(Task statement) In the entries, find all lines that hold the word "with" and copy them.

Start of The input

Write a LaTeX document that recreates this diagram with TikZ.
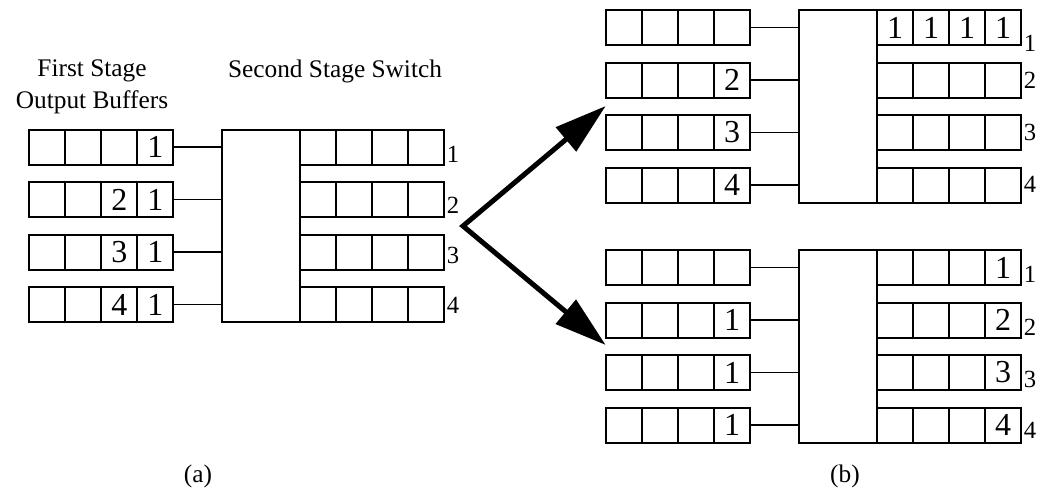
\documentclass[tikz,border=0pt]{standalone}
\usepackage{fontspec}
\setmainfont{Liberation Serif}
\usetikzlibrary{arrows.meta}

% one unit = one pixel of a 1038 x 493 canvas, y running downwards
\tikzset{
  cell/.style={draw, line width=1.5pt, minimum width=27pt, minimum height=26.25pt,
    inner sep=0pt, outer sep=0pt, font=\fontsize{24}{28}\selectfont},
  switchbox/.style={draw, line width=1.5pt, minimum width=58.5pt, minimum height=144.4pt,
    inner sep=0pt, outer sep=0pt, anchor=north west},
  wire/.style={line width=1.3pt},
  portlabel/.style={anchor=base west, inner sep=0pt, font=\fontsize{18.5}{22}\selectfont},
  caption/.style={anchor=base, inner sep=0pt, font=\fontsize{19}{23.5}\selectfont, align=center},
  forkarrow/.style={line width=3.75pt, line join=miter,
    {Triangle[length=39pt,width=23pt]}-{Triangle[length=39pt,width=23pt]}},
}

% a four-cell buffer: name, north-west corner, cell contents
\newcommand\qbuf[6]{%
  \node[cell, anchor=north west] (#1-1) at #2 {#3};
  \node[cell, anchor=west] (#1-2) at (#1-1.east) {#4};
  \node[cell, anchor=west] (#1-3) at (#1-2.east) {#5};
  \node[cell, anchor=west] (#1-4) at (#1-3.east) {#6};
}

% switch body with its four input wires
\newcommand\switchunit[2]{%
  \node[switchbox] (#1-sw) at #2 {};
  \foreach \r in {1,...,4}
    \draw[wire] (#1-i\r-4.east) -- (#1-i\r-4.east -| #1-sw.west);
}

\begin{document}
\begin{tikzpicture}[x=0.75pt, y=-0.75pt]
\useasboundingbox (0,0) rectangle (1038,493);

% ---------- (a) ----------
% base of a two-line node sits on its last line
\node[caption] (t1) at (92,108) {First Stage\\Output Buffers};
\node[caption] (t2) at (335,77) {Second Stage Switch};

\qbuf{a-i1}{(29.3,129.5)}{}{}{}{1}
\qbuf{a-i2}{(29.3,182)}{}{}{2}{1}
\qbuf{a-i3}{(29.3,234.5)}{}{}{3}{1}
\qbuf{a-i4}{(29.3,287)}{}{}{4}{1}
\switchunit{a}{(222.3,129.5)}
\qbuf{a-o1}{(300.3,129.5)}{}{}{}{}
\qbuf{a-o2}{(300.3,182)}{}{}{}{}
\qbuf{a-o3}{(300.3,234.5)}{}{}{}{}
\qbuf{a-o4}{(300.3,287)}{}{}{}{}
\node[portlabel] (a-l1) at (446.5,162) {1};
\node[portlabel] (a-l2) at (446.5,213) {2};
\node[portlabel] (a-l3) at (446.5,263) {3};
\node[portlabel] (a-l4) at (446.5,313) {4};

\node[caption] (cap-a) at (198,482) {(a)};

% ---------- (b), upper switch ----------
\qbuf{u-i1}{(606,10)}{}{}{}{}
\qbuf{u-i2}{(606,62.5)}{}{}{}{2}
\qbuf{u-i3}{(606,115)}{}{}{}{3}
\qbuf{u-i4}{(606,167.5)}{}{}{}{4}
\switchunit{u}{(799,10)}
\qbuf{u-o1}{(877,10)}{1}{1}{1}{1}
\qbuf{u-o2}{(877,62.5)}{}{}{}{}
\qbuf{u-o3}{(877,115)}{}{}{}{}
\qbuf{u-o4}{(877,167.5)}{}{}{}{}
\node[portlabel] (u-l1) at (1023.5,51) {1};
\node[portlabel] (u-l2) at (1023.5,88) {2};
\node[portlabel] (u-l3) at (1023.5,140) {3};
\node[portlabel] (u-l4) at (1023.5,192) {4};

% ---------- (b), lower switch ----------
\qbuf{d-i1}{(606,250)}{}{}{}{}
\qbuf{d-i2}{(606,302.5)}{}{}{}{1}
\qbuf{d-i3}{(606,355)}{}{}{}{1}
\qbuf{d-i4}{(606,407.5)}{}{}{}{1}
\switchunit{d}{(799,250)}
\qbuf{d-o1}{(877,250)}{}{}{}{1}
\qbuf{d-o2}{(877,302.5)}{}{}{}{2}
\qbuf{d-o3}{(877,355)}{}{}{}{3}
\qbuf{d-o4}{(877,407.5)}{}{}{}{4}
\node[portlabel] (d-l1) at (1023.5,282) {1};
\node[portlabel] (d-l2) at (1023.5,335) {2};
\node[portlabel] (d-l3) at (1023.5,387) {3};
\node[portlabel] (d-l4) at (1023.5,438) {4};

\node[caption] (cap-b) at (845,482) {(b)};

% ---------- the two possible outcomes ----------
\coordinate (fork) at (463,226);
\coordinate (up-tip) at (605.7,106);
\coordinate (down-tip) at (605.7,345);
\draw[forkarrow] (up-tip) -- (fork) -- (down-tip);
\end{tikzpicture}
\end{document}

End of The input
Start of The input

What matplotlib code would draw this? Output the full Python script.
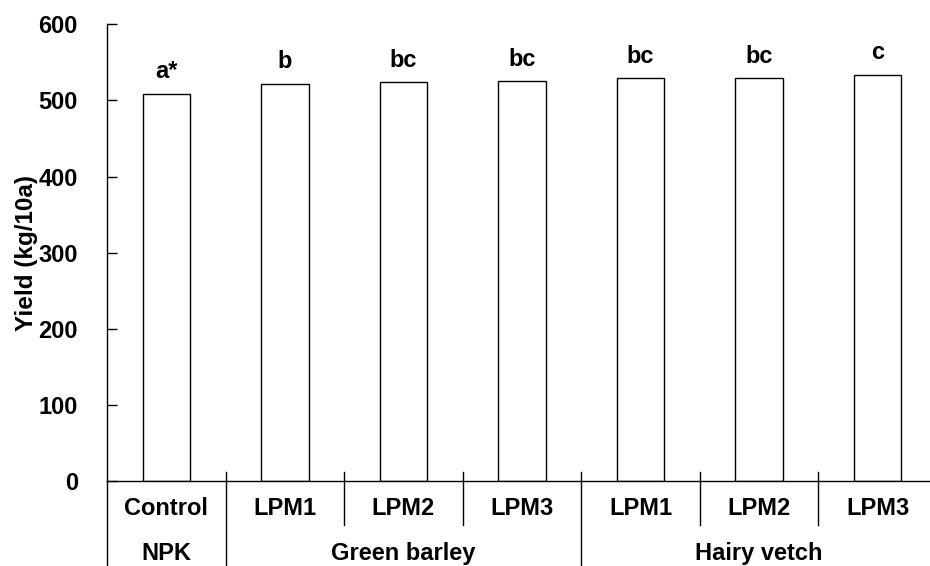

End of The input

(Reply to the exercise)
Write a LaTeX document that recreates this diagram with TikZ.
% switch body with its four input wires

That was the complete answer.